SOURCE DATA:
§ §

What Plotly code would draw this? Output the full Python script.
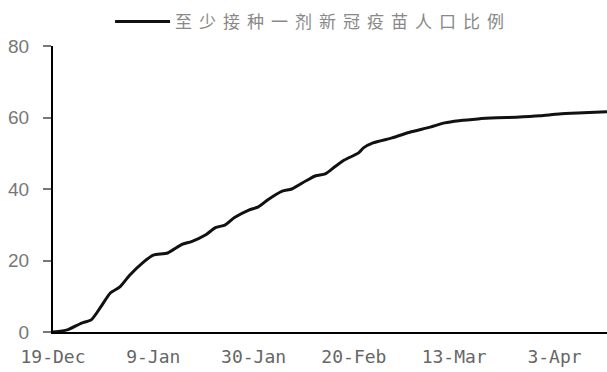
import plotly.graph_objects as go

dates = [
    "2020-12-19", "2020-12-22", "2020-12-25", "2020-12-27", "2020-12-29", "2020-12-31",
    "2021-01-02", "2021-01-04", "2021-01-07", "2021-01-09", "2021-01-12", "2021-01-15",
    "2021-01-17", "2021-01-20", "2021-01-22", "2021-01-24", "2021-01-26", "2021-01-29",
    "2021-01-31", "2021-02-02", "2021-02-05", "2021-02-07", "2021-02-10", "2021-02-12",
    "2021-02-14", "2021-02-16", "2021-02-18", "2021-02-21", "2021-02-22", "2021-02-24",
    "2021-02-28", "2021-03-04", "2021-03-08", "2021-03-11", "2021-03-14", "2021-03-18",
    "2021-03-22", "2021-03-26", "2021-03-31", "2021-04-04", "2021-04-09", "2021-04-14",
]
values = [
    0.0, 0.6, 2.5, 3.4, 7.0, 10.9,
    12.6, 15.8, 19.6, 21.5, 22.1, 24.5,
    25.3, 27.2, 29.2, 29.9, 32.0, 34.1,
    35.0, 37.0, 39.4, 40.0, 42.3, 43.7,
    44.2, 46.2, 48.1, 50.1, 51.5, 52.9,
    54.3, 56.0, 57.3, 58.5, 59.1, 59.6,
    59.9, 60.1, 60.5, 61.0, 61.3, 61.6,
]
series_name = "至少接种一剂新冠疫苗人口比例"
x_tickvals = ["2020-12-19", "2021-01-09", "2021-01-30", "2021-02-20", "2021-03-13", "2021-04-03"]
x_ticktext = ["19-Dec", "9-Jan", "30-Jan", "20-Feb", "13-Mar", "3-Apr"]
y_tickvals = [0, 20, 40, 60, 80]

fig = go.Figure()
fig.add_trace(go.Scatter(
    x=dates, y=values, mode="lines",
    name='<span style="letter-spacing:7px">' + series_name + '</span>',
    line=dict(color="#111111", width=3, shape="spline", smoothing=0.6),
))

fig.update_layout(
    width=607, height=372,
    margin=dict(l=53, r=0, t=46, b=40),
    plot_bgcolor="white", paper_bgcolor="white",
    showlegend=True,
    legend=dict(
        orientation="h", x=0.103, xanchor="left", y=1.021, yanchor="bottom",
        font=dict(family="Noto Sans CJK SC", size=17, color="#888888"),
        itemwidth=55, bgcolor="rgba(0,0,0,0)",
    ),
    xaxis=dict(
        type="date", range=["2020-12-19", "2021-04-14"],
        tickvals=x_tickvals, ticktext=x_ticktext,
        showgrid=False, zeroline=False,
        showline=True, linecolor="#000000", linewidth=2,
        ticks="", ticklabelstandoff=7,
        tickfont=dict(family="DejaVu Sans Mono", size=18, color="#666666"),
    ),
    yaxis=dict(
        range=[0, 80], tickvals=y_tickvals,
        showgrid=False, zeroline=False,
        showline=True, linecolor="#000000", linewidth=2,
        ticks="outside", ticklen=8, tickwidth=2, tickcolor="#777777",
        ticklabelstandoff=10,
        tickfont=dict(family="Liberation Sans", size=19, color="#777777"),
    ),
)

fig.write_html("out.html")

§ §

AIM OF THE TASK: Transcribe exactly, with no pictures, the lines running from the first line of the material through the line holding "import plotly.graph_objects as go".

COMPLETE ANSWER:
What Plotly code would draw this? Output the full Python script.
import plotly.graph_objects as go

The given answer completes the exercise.